Cas clinique n° 3 : une fillette âgée de 11 ans pratiquant la natation consulte pour des douleurs en barre fronto-ethmoïdales, surtout le soir quand elle fait ses devoirs. Ce tableau clinique évolue depuis plusieurs mois. Elle ne présente pas de fièvre, pas de jetage purulent ; le nez est obstrué. A l'examen clinique, il existe une rhinite vasomotrice sans polypose. Les examens radiologiques des sinus pratiqués au tout début ont objectivé une opacité des sinus de la face évoquant l'aspect de « pansinusite ». L'enfant a reçu un traitement antibiotique sans effet.

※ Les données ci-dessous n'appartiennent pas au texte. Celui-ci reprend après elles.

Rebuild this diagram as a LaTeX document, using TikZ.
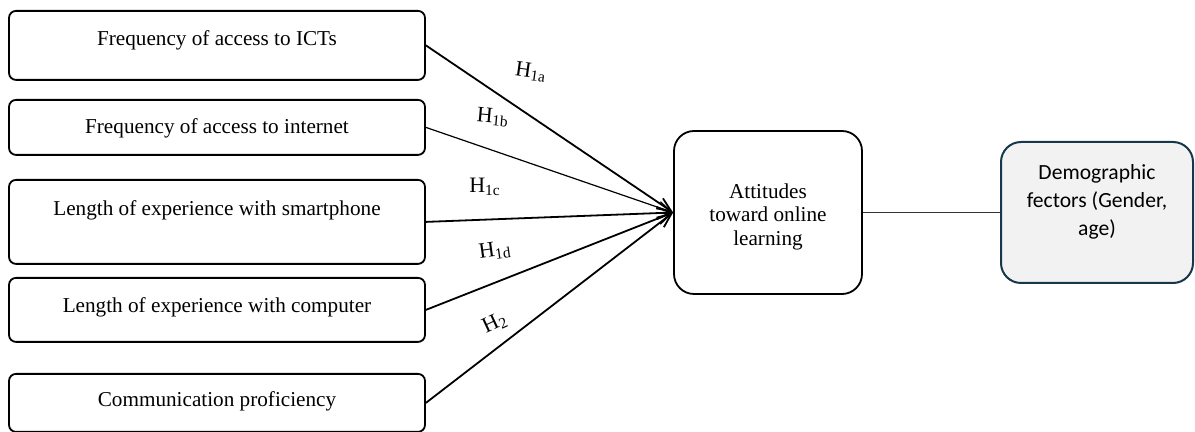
\documentclass[tikz,border=0pt]{standalone}
\usepackage{fontspec}
\setmainfont{Liberation Serif}
\newfontfamily\calibrifont{Carlito}
\usetikzlibrary{arrows.meta}
\definecolor{demoblue}{RGB}{23, 55, 75}
\definecolor{demofill}{RGB}{242, 242, 242}

\begin{document}
\begin{tikzpicture}[
  x=0.5pt, y=-0.5pt,
  every node/.style={font=\fontsize{10.6}{12}\selectfont},
  factor/.style={draw, line width=0.9pt, rounded corners=3.5pt, minimum width=208pt, inner sep=0pt, anchor=north},
  outcome/.style={draw, line width=0.9pt, rounded corners=10pt, minimum width=94pt, minimum height=81.5pt, align=center, font=\fontsize{10.6}{11.8}\selectfont},
  demo/.style={draw=demoblue, fill=demofill, line width=1pt, rounded corners=10pt, minimum width=96pt, minimum height=70.5pt, align=center, font=\calibrifont\fontsize{10.8}{14}\selectfont},
  arrow/.style={-{Straight Barb[length=7pt, width=6pt]}, line width=0.9pt},
  hyp/.style={font=\fontsize{11}{12}\selectfont, inner sep=1pt},
  link/.style={line width=0.6pt, draw=black!80}
]
  \useasboundingbox (0,0) rectangle (1195,432);

  \node[factor, text height=17.5pt, text depth=17pt] (ict) at (217,10) {Frequency of access to ICTs};
  \node[factor, text height=17pt, text depth=10.5pt] (net) at (217,99) {Frequency of access to internet};
  \node[factor, text height=18pt, text depth=24pt] (phone) at (217,179) {Length of experience with smartphone};
  \node[factor, text height=17.5pt, text depth=14.5pt] (comp) at (217,277) {Length of experience with computer};
  \node[factor, text height=16.5pt, text depth=12.5pt] (comm) at (217,373) {Communication proficiency};

  \node[outcome, text height=35pt] (att) at (768,212.5) {Attitudes\\toward online\\learning};
  \node[demo, text depth=12.5pt] (dem) at (1097,212.5) {Demographic\\fectors (Gender,\\age)};

  \draw[arrow] (ict.east) -- (att.west);
  \draw[arrow, line width=0.6pt] (net.east) -- (att.west);
  \draw[arrow] (phone.east) -- (att.west);
  \draw[arrow] (comp.east) -- (att.west);
  \draw[arrow] (comm.east) -- (att.west);
  \draw[link] (att) -- (dem);

  \node[hyp, rotate=-8] (h1a) at (531,72) {H\textsubscript{1a}};
  \node[hyp, rotate=-5] (h1b) at (493,117) {H\textsubscript{1b}};
  \node[hyp] (h1c) at (485,187) {H\textsubscript{1c}};
  \node[hyp, rotate=8] (h1d) at (495,251) {H\textsubscript{1d}};
  \node[hyp, rotate=25] (h2) at (495,323) {H\textsubscript{2}};

\end{tikzpicture}
\end{document}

« Ce tableau clinique évoque une sinusite chronique de l'enfant de type sinalgie a vacuo avec images radiologiques non pathologiques, affirme le Dr Joubert. Ce type de sinusite est sous-tendu par une rhinite vasomotrice chronique mais n'est pas spécifiquement infectieux. » Des images tomodensitométriques vont préciser l'anatomie des sinus et d'éventuels obstacles anatomiques.
Le praticien doit s'attacher à rechercher des facteurs favorisants tels qu'un terrain allergique, un tabagisme domestique, un environnement pollué, l'existence d'un RGO, d'un déficit immunitaire, d'une mucoviscidose, d'une dysplasie ciliaire ou encore d'une dysplasie des végétations.
Le traitement comprend le traitement des surinfections, du terrain allergique. Le praticien conseille un traitement local par lavage du nez avec de l'eau salée hypertonique tamponnée par du bicarbonate de soude ; des cortisonés retardés in situ peuvent être associés. Le traitement chirurgical n'intervient qu'après avoir traité toutes les causes multifactorielles de façon prolongée.
D'après le communication du Dr Pierre-Marie Joubert, ORL à Cagnes-sur-Mer.
Des cas particuliers
- Le polype anthrochoanal de Killian est une tumeur rare et bénigne du sinus. Il induit une obstruction nasale émaillée de surinfections. L'examen endonasal de l'enfant objective une masse polypoïde qui part du méat inférieur et peut aller jusqu'au cavum.
- Il faut penser à la mucoviscidose devant des épisodes itératifs de sinusites : un test à la sueur doit être pratiqué au moindre doute.
- La polypose nasosinusienne offre un tableau de rhinosinusite récidivante inflammatoire plus ou moins infectieuse.